Только одну аномалию, происходящую со мной, я не мог объяснить. Часто, по ночам, а порою уже и днём я продолжал испытывать выпады из реальности. Когда лежишь и кажется, будто ты не в своём теле, и вверх улететь не можешь, и назад под кровать провалиться боишься, ибо там дышит тьма. Стоит перевернуться на бок, как явление исчезает.

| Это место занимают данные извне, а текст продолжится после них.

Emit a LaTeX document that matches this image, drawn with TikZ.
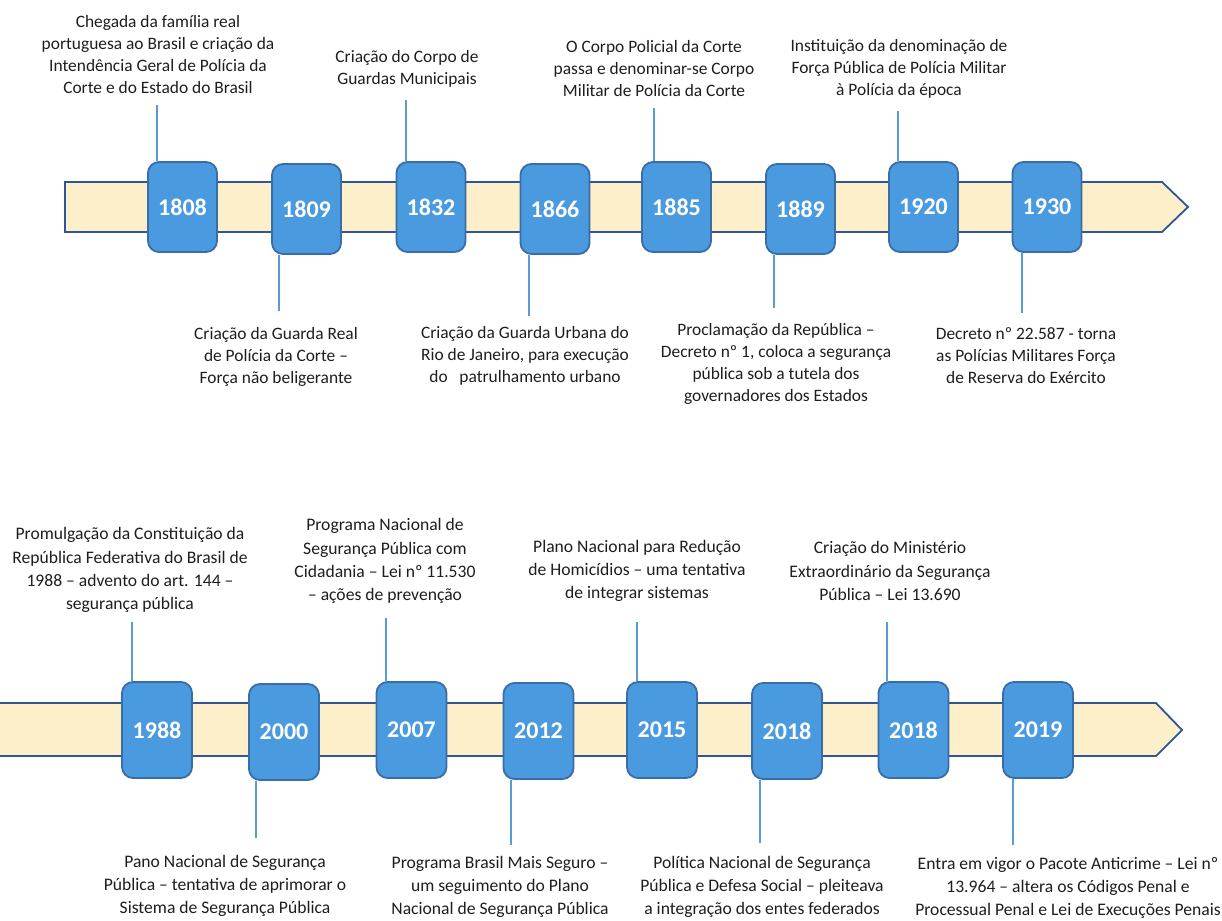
\documentclass[tikz,border=0pt]{standalone}
\usepackage{fontspec}
\setmainfont{Carlito}
\definecolor{bandfill}{HTML}{FCEFC9}
\definecolor{bandedge}{HTML}{2F5597}
\definecolor{boxfill}{HTML}{4A9ADF}
\definecolor{boxedge}{HTML}{3A6DA6}
\definecolor{linecol}{HTML}{5B9BD5}
\definecolor{txtcol}{HTML}{1E1E1E}
\pgfdeclarelayer{bg}
\pgfsetlayers{bg,main}
\begin{document}
\begin{tikzpicture}[x=1pt,y=-1pt,
  band/.style={draw=bandedge,fill=bandfill,line width=1.8pt,line join=miter},
  ybox/.style={rectangle,rounded corners=11pt,draw=boxedge,fill=boxfill,line width=1.8pt,
    minimum width=69pt,minimum height=90pt,inner sep=0pt,text=white,
    font=\fontsize{24}{24}\selectfont\bfseries},
  ybox2/.style={ybox,minimum width=70pt,minimum height=96pt},
  conn/.style={draw=linecol,line width=1.4pt},
  lbl/.style={align=center,inner sep=0pt,text=txtcol,font=\fontsize{17.4}{22}\selectfont},
  lbl2/.style={align=center,inner sep=0pt,text=txtcol,font=\fontsize{17.6}{23.2}\selectfont}]
\useasboundingbox (0,0) rectangle (1222,920);
\begin{pgfonlayer}{bg}
\fill[white] (0,0) rectangle (1222,920);
\end{pgfonlayer}

% ---------------- top timeline ----------------
\draw[band] (65,182) -- (1162,182) -- (1188,207) -- (1162,232) -- (65,232) -- cycle;

\coordinate (c1808) at (157,105);
\coordinate (c1832) at (406,100);
\coordinate (c1885) at (654,108);
\coordinate (c1920) at (898,111);
\coordinate (c1809) at (279,311);
\coordinate (c1866) at (529,316);
\coordinate (c1889) at (774,308);
\coordinate (c1930) at (1022,313);

\node[ybox] (b1808) at (182.5,207) {1808};
\node[ybox] (b1809) at (306.5,209) {1809};
\node[ybox] (b1832) at (431,207) {1832};
\node[ybox] (b1866) at (555,209) {1866};
\node[ybox] (b1885) at (676.5,207) {1885};
\node[ybox] (b1889) at (800.5,209) {1889};
\node[ybox] (b1920) at (923.5,207) {1920};
\node[ybox] (b1930) at (1047,207) {1930};

\begin{pgfonlayer}{bg}
\foreach \y in {1808,1832,1885,1920}
  \draw[conn] (c\y) -- (c\y |- b\y.north);
\foreach \y in {1809,1866,1889,1930}
  \draw[conn] (c\y) -- (c\y |- b\y.south);
\end{pgfonlayer}

\node[lbl] (t1808) at (158,55) {Chegada da família real\\portuguesa ao Brasil e criação da\\Intendência Geral de Polícia da\\Corte e do Estado do Brasil};
\node[lbl] (t1832) at (407,69) {Criação do Corpo de\\Guardas Municipais};
\node[lbl] (t1885) at (654,69) {O Corpo Policial da Corte\\passa e denominar-se Corpo\\Militar de Polícia da Corte};
\node[lbl] (t1920) at (899,69) {Instituição da denominação de\\Força Pública de Polícia Militar\\à Polícia da época};
\begin{scope}
\clip (0,0) rectangle (1222,387);
\node[lbl] (t1809) at (276,357) {Criação da Guarda Real\\de Polícia da Corte –\\Força não beligerante};
\end{scope}
\node[lbl] (t1866) at (525,356) {Criação da Guarda Urbana do\\Rio de Janeiro, para execução\\do\ \ \ patrulhamento urbano};
\node[lbl] (t1889) at (776,364) {Proclamação da República –\\Decreto nº 1, coloca a segurança\\pública sob a tutela dos\\governadores dos Estados};
\node[lbl] (t1930) at (1026,356) {Decreto nº 22.587 - torna\\as Polícias Militares Força\\de Reserva do Exército};

% ---------------- bottom timeline ----------------
\draw[band] (-5,703) -- (1156,703) -- (1182,730) -- (1156,756) -- (-5,756) -- cycle;

\coordinate (c1988) at (132,622);
\coordinate (c2007) at (386,618);
\coordinate (c2015) at (637,622);
\coordinate (c2018b) at (887,622);
\coordinate (c2000) at (256,838);
\coordinate (c2012) at (511,845);
\coordinate (c2018a) at (760,843);
\coordinate (c2019) at (1013,845);

\node[ybox2] (b1988) at (157,730) {1988};
\node[ybox2] (b2000) at (284,732) {2000};
\node[ybox2] (b2007) at (411.5,730) {2007};
\node[ybox2] (b2012) at (538.5,731) {2012};
\node[ybox2] (b2015) at (662,730) {2015};
\node[ybox2] (b2018a) at (787,731) {2018};
\node[ybox2] (b2018b) at (913.5,730) {2018};
\node[ybox2] (b2019) at (1038,730) {2019};

\begin{pgfonlayer}{bg}
\foreach \y in {1988,2007,2015,2018b}
  \draw[conn] (c\y) -- (c\y |- b\y.north);
\foreach \y in {2000,2012,2018a,2019}
  \draw[conn] (c\y) -- (c\y |- b\y.south);
\end{pgfonlayer}

\node[lbl2] (t1988) at (130,570) {Promulgação da Constituição da\\República Federativa do Brasil de\\1988 – advento do art. 144 –\\segurança pública};
\node[lbl2] (t2007) at (385,561) {Programa Nacional de\\Segurança Pública com\\Cidadania – Lei nº 11.530\\– ações de prevenção};
\node[lbl2] (t2015) at (637,571) {Plano Nacional para Redução\\de Homicídios – uma tentativa\\de integrar sistemas};
\node[lbl2] (t2018b) at (890,571) {Criação do Ministério\\Extraordinário da Segurança\\Pública – Lei 13.690};
\node[lbl2] (t2000) at (225,886) {Pano Nacional de Segurança\\Pública – tentativa de aprimorar o\\Sistema de Segurança Pública};
\node[lbl2] (t2012) at (500,887) {Programa Brasil Mais Seguro –\\um seguimento do Plano\\Nacional de Segurança Pública};
\node[lbl2] (t2018a) at (762,887) {Política Nacional de Segurança\\Pública e Defesa Social – pleiteava\\a integração dos entes federados};
\node[lbl2] (t2019) at (1068,888) {Entra em vigor o Pacote Anticrime – Lei nº\\13.964 – altera os Códigos Penal e\\Processual Penal e Lei de Execuções Penais};
\end{tikzpicture}
\end{document}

Но Володька вскоре рассказывает мне суть странного явления. Уже прошла неделя после того, как мы с ним познакомились. Каждый день мы ездили с ним то к реке, на которой обязательно купались, то к склону, то к долине. Я смог поговорить даже с Травой. Володька научил меня общаться сразу с совокупностью природных объектов и с каждым отдельно. Например, можно было поговорить с Васильком, с Лопухом и в то же время поговорить со всем Полем. У Поля своё мнение, хоть оно и состоит из совокупности всех травинок. Я заметил, что чем массивнее природный объект, тем он мудрее. Что Чертополох? Он думает только о воде, да ещё предупреждает об осторожности, если к нему подходишь, чтобы колючками не поцарапаться. Я могу спросить его про своего отца, но вряд ли он поддержит диалог. А например, Подорожник ещё примитивнее. Только и знает что молить: не затопчите меня. А если с ним заговорить про отца, то каждую мелочь объяснять придётся, ибо отдельно взятая травинка туповата. Зато Поле, о даааа, от него исходила сила, наверное, больше, чем от Моря. Поле говорило мудро, иногда даже я его не понимал. Володька сказал, что Лес ещё мудрее, потому что каждое древнее дерево мудро, а Лес — это их совокупность. И я даже пытался поговорить с Лесом, но не услышал его. Видимо, не достаточно я ещё силён. Володька не уточняет, умеет ли он сам разговаривать с Лесом, потому что не хочет, чтобы я чувствовал себя ущербным. Но я чувствую его сущность, и в ней чёрным по белому читается: Володька способен на разговор с Лесом. Потом начинает оправдываться, дескать, на склоне очень редкий Лес, поэтому я не уловлю его целостность и что мне надо в густой Бор. А ещё Володька говорит, что можно даже поговорить с самой Природой. Со всей планетой. И честно признаётся, что не может этого сделать, и почти никто не может. И порою это мешает, ведь только сама Природа в силах сказать, чего ей надо, а Море, Лес, Поле, и особенно каждое отдельное Дерево, иной раз заблуждаются, потому что у каждого из них своя цель. Например, Море, которое поначалу хотело меня убить. Оно просто ещё не поняло, что я стал зелёным. И только когда акулы чуть не стали меня есть, Море услышало голос Природы. Так я узнаю, что универсальна лишь Природа, а её отдельные компоненты могут часто заблуждаться.